After a re-evaluating the Directive’s effectiveness, the European Commission determined that the Directive’s numerous and wide-ranging list of exemptions and reliefs effectively favours the consumption of fossil fuels; fails to adequately promote greenhouse gas emission reductions, energy efficiency or alternative fuels such as hydrogen, advanced biofuels, synthetic and e-fuels; and no longer achieves its primary objective in respect of the proper functioning of the internal EU market.

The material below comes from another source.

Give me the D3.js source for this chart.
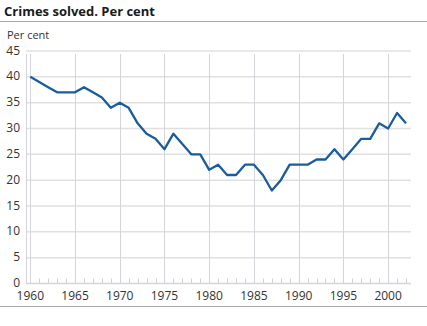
<!DOCTYPE html>
<html>
<head>
<meta charset="utf-8">
<script src="https://cdn.jsdelivr.net/npm/d3@7"></script>
<style>
  html, body { margin: 0; padding: 0; background: #fff; }
  svg { display: block; }
  text { font-family: "Open Sans", "Noto Sans", "DejaVu Sans", sans-serif; }
</style>
</head>
<body>
<svg id="chart" width="427" height="326"></svg>
<script>
// Share of reported crimes solved, per cent, 1960–2002
const years = d3.range(1960, 2003);
const solved = [40, 39, 38, 37, 37, 37, 38, 37, 36, 34,
                35, 34, 31, 29, 28, 26, 29, 27, 25, 25,
                22, 23, 21, 21, 23, 23, 21, 18, 20, 23,
                23, 23, 24, 24, 26, 24, 26, 28, 28, 31,
                30, 33, 31];
const yTicks = [0, 5, 10, 15, 20, 25, 30, 35, 40, 45];
const xTicks = [1960, 1965, 1970, 1975, 1980, 1985, 1990, 1995, 2000];
const titleText = "Crimes solved. Per cent";
const unitText = "Per cent";

const svg = d3.select("#chart");
const W = 427;

const x = d3.scaleLinear().domain([1960, 2002]).range([30.3, 406]);
const y = d3.scaleLinear().domain([0, 45]).range([283.5, 51]);
const plotLeft = 26, plotRight = 411;

// Title and rules
svg.append("text").attr("x", 4).attr("y", 16)
  .attr("font-size", 13).attr("font-weight", "bold").attr("fill", "#1a1a1a")
  .text(titleText);
svg.append("line").attr("x1", 0).attr("x2", W).attr("y1", 21.5).attr("y2", 21.5)
  .attr("stroke", "#a8a8a8").attr("stroke-width", 1);
svg.append("line").attr("x1", 0).attr("x2", W).attr("y1", 306.5).attr("y2", 306.5)
  .attr("stroke", "#a8a8a8").attr("stroke-width", 1);

svg.append("text").attr("x", 7).attr("y", 39)
  .attr("font-size", 11).attr("fill", "#333").text(unitText);

// Horizontal gridlines
svg.append("g").selectAll("line").data(yTicks.filter(d => d > 0)).join("line")
  .attr("x1", plotLeft).attr("x2", plotRight)
  .attr("y1", d => y(d)).attr("y2", d => y(d))
  .attr("stroke", "#e0e0e0").attr("stroke-width", 1.5);

// Vertical gridlines at labelled years
svg.append("g").selectAll("line").data(xTicks).join("line")
  .attr("x1", d => Math.round(x(d)) + 0.5).attr("x2", d => Math.round(x(d)) + 0.5)
  .attr("y1", 54).attr("y2", y(0))
  .attr("stroke", "#d4d4da").attr("stroke-width", 1);

// Left axis line
svg.append("line").attr("x1", plotLeft + 0.5).attr("x2", plotLeft + 0.5)
  .attr("y1", 54).attr("y2", y(0))
  .attr("stroke", "#d4d4da").attr("stroke-width", 1);

// Minor year ticks
svg.append("g").selectAll("line").data(years.filter(d => !xTicks.includes(d))).join("line")
  .attr("x1", d => Math.round(x(d)) + 0.5).attr("x2", d => Math.round(x(d)) + 0.5)
  .attr("y1", y(0) - 5).attr("y2", y(0))
  .attr("stroke", "#d0d0d6").attr("stroke-width", 1);

// Baseline
svg.append("line").attr("x1", plotLeft).attr("x2", plotRight)
  .attr("y1", y(0)).attr("y2", y(0))
  .attr("stroke", "#d4d4da").attr("stroke-width", 1.5);

// Y labels
svg.append("g").selectAll("text").data(yTicks).join("text")
  .attr("x", 20).attr("y", d => y(d) + 3.5)
  .attr("text-anchor", "end").attr("font-size", 12).attr("fill", "#333")
  .text(d => d);

// X labels
svg.append("g").selectAll("text").data(xTicks).join("text")
  .attr("x", d => x(d)).attr("y", 299.5)
  .attr("text-anchor", "middle").attr("font-size", 12).attr("fill", "#333")
  .text(d => d);

// Data line
const line = d3.line().x((d, i) => x(years[i])).y(d => y(d));
svg.append("path").datum(solved)
  .attr("d", line)
  .attr("fill", "none").attr("stroke", "#1a5c9c")
  .attr("stroke-width", 2.3).attr("stroke-linejoin", "round");
</script>
</body>
</html>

In order to address this much-needed revision to the Energy Taxation Directive, a public consultation - ‘EU Green Deal – Revision of the Energy Taxation Directive’ - ran from 22 July to 14 October this year, bringing together the voices of citizens, NGOs, businesses, trade associations, national administrations and more. The result of this consultation is a document that aims to address various issues relating to existing and potential policy measures. It considers potential policy objectives for a revised Energy Taxation Directive, key priorities for energy taxation and looks at how tax might be structured, including standardization across member states rather than a base model to be flexed according to local markets.
With the EU recognizing the need to redesign its clean energy supply policies, following this public consultation the European Commission has an opportunity to consider all carbon pricing and policy measures together to ensure a consistent, holistic response that provides a clearly articulated policy accompanied by clear and simple taxation measures. This is, however, easier said than done.
As the next stage of review will look at the structure of energy taxation and its harmonization across EU member states, matters of consistency will be of paramount importance The Commission has some complex decisions to make, as adjustments could easily impair the effectiveness of any tax. The one thing that’s certain is that change is coming, and my hope is that this change will help us in achieving the long-term environmental objectives of the EU.